== Task to complete ==
Quote each line of the material verbatim, without the pictures.

== Dataset extract ==
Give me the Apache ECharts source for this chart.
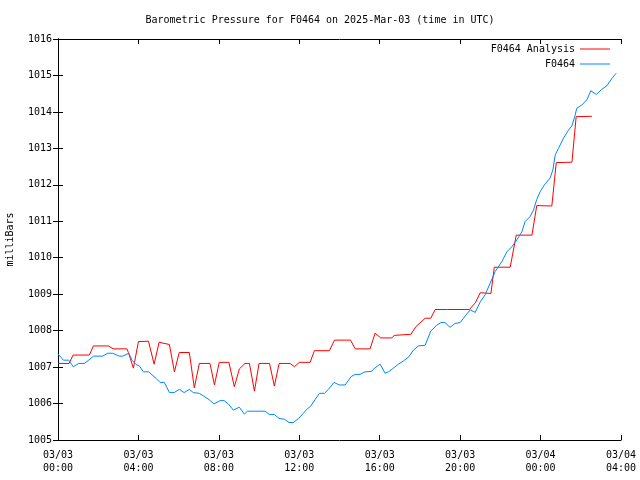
<!DOCTYPE html>
<html>
<head>
<meta charset="utf-8">
<script src="https://cdn.jsdelivr.net/npm/echarts@6/dist/echarts.min.js"></script>
<style>html,body{margin:0;padding:0;background:#fff}#c{width:640px;height:480px}</style>
</head>
<body>
<div id="c"></div>
<script>
var titleText = 'Barometric Pressure for F0464 on 2025-Mar-03 (time in UTC)';
var yAxisName = 'milliBars';
var seriesNames = ['F0464 Analysis', 'F0464'];
var xTickLabels = ['03/03\n00:00','03/03\n04:00','03/03\n08:00','03/03\n12:00','03/03\n16:00','03/03\n20:00','03/04\n00:00','03/04\n04:00'];

// hours since 2025-03-03 00:00 UTC
var analysisHours = [0.0,0.55,0.75,1.56,1.76,2.5,2.75,3.43,3.5,3.75,4.0,4.5,4.78,5.03,5.54,5.79,6.03,6.53,6.78,7.03,7.56,7.78,8.02,8.5,8.77,9.02,9.3,9.52,9.77,10.0,10.52,10.76,11.0,11.54,11.76,12.0,12.54,12.75,13.5,13.75,14.55,14.78,15.52,15.77,16.05,16.6,16.72,17.55,17.8,18.26,18.54,18.76,19.37,19.45,20.46,20.75,21.0,21.53,21.7,22.49,22.79,23.57,23.81,24.56,24.78,25.56,25.77,26.55];
var analysisValues = [1007.10,1007.10,1007.33,1007.33,1007.58,1007.58,1007.50,1007.50,1007.40,1006.97,1007.70,1007.71,1007.08,1007.68,1007.62,1006.87,1007.40,1007.40,1006.43,1007.10,1007.10,1006.51,1007.13,1007.13,1006.46,1006.95,1007.10,1007.10,1006.34,1007.10,1007.10,1006.48,1007.10,1007.10,1007.01,1007.13,1007.13,1007.45,1007.45,1007.74,1007.74,1007.50,1007.50,1007.93,1007.80,1007.80,1007.87,1007.90,1008.11,1008.34,1008.34,1008.58,1008.58,1008.56,1008.58,1008.76,1009.04,1009.02,1009.74,1009.74,1010.62,1010.62,1011.43,1011.42,1012.61,1012.62,1013.87,1013.88];

var stationHours = [0.0,0.27,0.53,0.76,1.03,1.31,1.53,1.76,2.22,2.47,2.72,3.05,3.22,3.52,3.68,3.88,4.05,4.25,4.51,4.88,5.07,5.29,5.54,5.77,6.04,6.27,6.53,6.73,7.03,7.23,7.53,7.76,8.06,8.26,8.47,8.72,9.02,9.27,9.42,10.3,10.51,10.76,11.0,11.26,11.49,11.71,11.96,12.2,12.37,12.57,12.79,13.0,13.25,13.45,13.73,13.98,14.28,14.58,14.78,15.02,15.27,15.57,15.77,16.02,16.27,16.43,16.68,16.93,17.18,17.43,17.68,17.93,18.26,18.54,18.84,19.04,19.25,19.5,19.75,20.0,20.25,20.5,20.75,21.0,21.24,21.49,21.74,22.07,22.32,22.57,22.82,23.07,23.23,23.48,23.65,23.81,23.98,24.18,24.48,24.61,24.73,24.89,25.14,25.39,25.56,25.72,25.8,26.05,26.3,26.5,26.77,27.05,27.3,27.55,27.76];
var stationValues = [1007.36,1007.19,1007.19,1007.01,1007.10,1007.10,1007.19,1007.30,1007.30,1007.38,1007.38,1007.30,1007.30,1007.38,1007.19,1007.07,1007.03,1006.87,1006.87,1006.69,1006.58,1006.58,1006.30,1006.30,1006.39,1006.30,1006.39,1006.30,1006.28,1006.21,1006.10,1005.99,1006.08,1006.08,1005.99,1005.82,1005.90,1005.71,1005.79,1005.79,1005.70,1005.70,1005.59,1005.57,1005.48,1005.48,1005.59,1005.73,1005.84,1005.93,1006.11,1006.28,1006.28,1006.39,1006.58,1006.51,1006.51,1006.74,1006.80,1006.80,1006.87,1006.88,1006.98,1007.08,1006.83,1006.87,1006.97,1007.08,1007.17,1007.27,1007.47,1007.58,1007.60,1007.99,1008.15,1008.22,1008.22,1008.09,1008.20,1008.22,1008.40,1008.57,1008.50,1008.79,1008.98,1009.30,1009.62,1009.89,1010.16,1010.30,1010.49,1010.71,1010.99,1011.13,1011.31,1011.60,1011.81,1011.99,1012.19,1012.41,1012.82,1013.00,1013.28,1013.50,1013.62,1013.91,1014.10,1014.19,1014.33,1014.58,1014.48,1014.62,1014.72,1014.92,1015.06];

var FONT = 'DejaVu Sans Mono';
function pairs(xs, ys){ return xs.map(function(x,i){ return [x, ys[i]]; }); }
var legendWidth = Math.max.apply(null, seriesNames.map(function(s){ return s.length; }));
function padLeft(s){ while (s.length < legendWidth) s = ' ' + s; return s; }

var chart = echarts.init(document.getElementById('c'), null, {renderer:'canvas'});
var axisLineStyle = {show:true, lineStyle:{color:'#000', width:1}};
var tickStyle = {show:true, inside:true, length:5, lineStyle:{color:'#000', width:1}};
chart.setOption({
  backgroundColor:'#fff',
  animation:false,
  title:{text:titleText, left:'center', top:15, padding:[0,0,0,44],
    textStyle:{fontFamily:FONT, fontSize:10, fontWeight:'normal', color:'#000'}},
  legend:{data:seriesNames, orient:'vertical', right:30, top:44, padding:0, itemGap:5,
    itemWidth:30, itemHeight:1, icon:'rect', align:'right', selectedMode:false,
    formatter:function(name){ return padLeft(name); },
    textStyle:{fontFamily:FONT, fontSize:10, color:'#000', whiteSpace:'pre'}},
  grid:{left:58, right:19, top:39, bottom:40, containLabel:false, outerBoundsMode:'none'},
  xAxis:[
    {type:'value', min:0, max:28, interval:4, position:'bottom',
      axisLine:axisLineStyle, axisTick:tickStyle, splitLine:{show:false},
      axisLabel:{margin:9, fontFamily:FONT, fontSize:10, color:'#000', lineHeight:13,
        formatter:function(v){ return xTickLabels[Math.round(v/4)]; }}},
    {type:'value', min:0, max:28, interval:4, position:'top',
      axisLine:axisLineStyle, axisTick:tickStyle, splitLine:{show:false}, axisLabel:{show:false}}
  ],
  yAxis:[
    {type:'value', min:1005, max:1016, interval:1, position:'left',
      name:yAxisName, nameLocation:'middle', nameGap:43, nameRotate:90,
      nameTextStyle:{fontFamily:FONT, fontSize:10, color:'#000'},
      axisLine:axisLineStyle, axisTick:tickStyle, splitLine:{show:false},
      axisLabel:{margin:6, fontFamily:FONT, fontSize:10, color:'#000',
        formatter:function(v){ return String(v); }}},
    {type:'value', min:1005, max:1016, interval:1, position:'right',
      axisLine:axisLineStyle, axisTick:tickStyle, splitLine:{show:false}, axisLabel:{show:false}}
  ],
  series:[
    {name:seriesNames[0], type:'line', symbol:'none', data:pairs(analysisHours, analysisValues),
      lineStyle:{color:'#ff0000', width:1}, itemStyle:{color:'#ff0000'}},
    {name:seriesNames[1], type:'line', symbol:'none', data:pairs(stationHours, stationValues),
      lineStyle:{color:'#0088ff', width:1}, itemStyle:{color:'#0088ff'}}
  ]
});
</script>
</body>
</html>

== Full answer ==
Give me the Apache ECharts source for this chart.
<!DOCTYPE html>
<html>
<head>
<meta charset="utf-8">
<script src="https://cdn.jsdelivr.net/npm/echarts@6/dist/echarts.min.js"></script>
<style>html,body{margin:0;padding:0;background:#fff}#c{width:640px;height:480px}</style>
</head>
<body>
<div id="c"></div>
<script>
var titleText = 'Barometric Pressure for F0464 on 2025-Mar-03 (time in UTC)';
var yAxisName = 'milliBars';
var seriesNames = ['F0464 Analysis', 'F0464'];
var xTickLabels = ['03/03\n00:00','03/03\n04:00','03/03\n08:00','03/03\n12:00','03/03\n16:00','03/03\n20:00','03/04\n00:00','03/04\n04:00'];

// hours since 2025-03-03 00:00 UTC
var analysisHours = [0.0,0.55,0.75,1.56,1.76,2.5,2.75,3.43,3.5,3.75,4.0,4.5,4.78,5.03,5.54,5.79,6.03,6.53,6.78,7.03,7.56,7.78,8.02,8.5,8.77,9.02,9.3,9.52,9.77,10.0,10.52,10.76,11.0,11.54,11.76,12.0,12.54,12.75,13.5,13.75,14.55,14.78,15.52,15.77,16.05,16.6,16.72,17.55,17.8,18.26,18.54,18.76,19.37,19.45,20.46,20.75,21.0,21.53,21.7,22.49,22.79,23.57,23.81,24.56,24.78,25.56,25.77,26.55];
var analysisValues = [1007.10,1007.10,1007.33,1007.33,1007.58,1007.58,1007.50,1007.50,1007.40,1006.97,1007.70,1007.71,1007.08,1007.68,1007.62,1006.87,1007.40,1007.40,1006.43,1007.10,1007.10,1006.51,1007.13,1007.13,1006.46,1006.95,1007.10,1007.10,1006.34,1007.10,1007.10,1006.48,1007.10,1007.10,1007.01,1007.13,1007.13,1007.45,1007.45,1007.74,1007.74,1007.50,1007.50,1007.93,1007.80,1007.80,1007.87,1007.90,1008.11,1008.34,1008.34,1008.58,1008.58,1008.56,1008.58,1008.76,1009.04,1009.02,1009.74,1009.74,1010.62,1010.62,1011.43,1011.42,1012.61,1012.62,1013.87,1013.88];

var stationHours = [0.0,0.27,0.53,0.76,1.03,1.31,1.53,1.76,2.22,2.47,2.72,3.05,3.22,3.52,3.68,3.88,4.05,4.25,4.51,4.88,5.07,5.29,5.54,5.77,6.04,6.27,6.53,6.73,7.03,7.23,7.53,7.76,8.06,8.26,8.47,8.72,9.02,9.27,9.42,10.3,10.51,10.76,11.0,11.26,11.49,11.71,11.96,12.2,12.37,12.57,12.79,13.0,13.25,13.45,13.73,13.98,14.28,14.58,14.78,15.02,15.27,15.57,15.77,16.02,16.27,16.43,16.68,16.93,17.18,17.43,17.68,17.93,18.26,18.54,18.84,19.04,19.25,19.5,19.75,20.0,20.25,20.5,20.75,21.0,21.24,21.49,21.74,22.07,22.32,22.57,22.82,23.07,23.23,23.48,23.65,23.81,23.98,24.18,24.48,24.61,24.73,24.89,25.14,25.39,25.56,25.72,25.8,26.05,26.3,26.5,26.77,27.05,27.3,27.55,27.76];
var stationValues = [1007.36,1007.19,1007.19,1007.01,1007.10,1007.10,1007.19,1007.30,1007.30,1007.38,1007.38,1007.30,1007.30,1007.38,1007.19,1007.07,1007.03,1006.87,1006.87,1006.69,1006.58,1006.58,1006.30,1006.30,1006.39,1006.30,1006.39,1006.30,1006.28,1006.21,1006.10,1005.99,1006.08,1006.08,1005.99,1005.82,1005.90,1005.71,1005.79,1005.79,1005.70,1005.70,1005.59,1005.57,1005.48,1005.48,1005.59,1005.73,1005.84,1005.93,1006.11,1006.28,1006.28,1006.39,1006.58,1006.51,1006.51,1006.74,1006.80,1006.80,1006.87,1006.88,1006.98,1007.08,1006.83,1006.87,1006.97,1007.08,1007.17,1007.27,1007.47,1007.58,1007.60,1007.99,1008.15,1008.22,1008.22,1008.09,1008.20,1008.22,1008.40,1008.57,1008.50,1008.79,1008.98,1009.30,1009.62,1009.89,1010.16,1010.30,1010.49,1010.71,1010.99,1011.13,1011.31,1011.60,1011.81,1011.99,1012.19,1012.41,1012.82,1013.00,1013.28,1013.50,1013.62,1013.91,1014.10,1014.19,1014.33,1014.58,1014.48,1014.62,1014.72,1014.92,1015.06];

var FONT = 'DejaVu Sans Mono';
function pairs(xs, ys){ return xs.map(function(x,i){ return [x, ys[i]]; }); }
var legendWidth = Math.max.apply(null, seriesNames.map(function(s){ return s.length; }));
function padLeft(s){ while (s.length < legendWidth) s = ' ' + s; return s; }

var chart = echarts.init(document.getElementById('c'), null, {renderer:'canvas'});
var axisLineStyle = {show:true, lineStyle:{color:'#000', width:1}};
var tickStyle = {show:true, inside:true, length:5, lineStyle:{color:'#000', width:1}};
chart.setOption({
  backgroundColor:'#fff',
  animation:false,
  title:{text:titleText, left:'center', top:15, padding:[0,0,0,44],
    textStyle:{fontFamily:FONT, fontSize:10, fontWeight:'normal', color:'#000'}},
  legend:{data:seriesNames, orient:'vertical', right:30, top:44, padding:0, itemGap:5,
    itemWidth:30, itemHeight:1, icon:'rect', align:'right', selectedMode:false,
    formatter:function(name){ return padLeft(name); },
    textStyle:{fontFamily:FONT, fontSize:10, color:'#000', whiteSpace:'pre'}},
  grid:{left:58, right:19, top:39, bottom:40, containLabel:false, outerBoundsMode:'none'},
  xAxis:[
    {type:'value', min:0, max:28, interval:4, position:'bottom',
      axisLine:axisLineStyle, axisTick:tickStyle, splitLine:{show:false},
      axisLabel:{margin:9, fontFamily:FONT, fontSize:10, color:'#000', lineHeight:13,
        formatter:function(v){ return xTickLabels[Math.round(v/4)]; }}},
    {type:'value', min:0, max:28, interval:4, position:'top',
      axisLine:axisLineStyle, axisTick:tickStyle, splitLine:{show:false}, axisLabel:{show:false}}
  ],
  yAxis:[
    {type:'value', min:1005, max:1016, interval:1, position:'left',
      name:yAxisName, nameLocation:'middle', nameGap:43, nameRotate:90,
      nameTextStyle:{fontFamily:FONT, fontSize:10, color:'#000'},
      axisLine:axisLineStyle, axisTick:tickStyle, splitLine:{show:false},
      axisLabel:{margin:6, fontFamily:FONT, fontSize:10, color:'#000',
        formatter:function(v){ return String(v); }}},
    {type:'value', min:1005, max:1016, interval:1, position:'right',
      axisLine:axisLineStyle, axisTick:tickStyle, splitLine:{show:false}, axisLabel:{show:false}}
  ],
  series:[
    {name:seriesNames[0], type:'line', symbol:'none', data:pairs(analysisHours, analysisValues),
      lineStyle:{color:'#ff0000', width:1}, itemStyle:{color:'#ff0000'}},
    {name:seriesNames[1], type:'line', symbol:'none', data:pairs(stationHours, stationValues),
      lineStyle:{color:'#0088ff', width:1}, itemStyle:{color:'#0088ff'}}
  ]
});
</script>
</body>
</html>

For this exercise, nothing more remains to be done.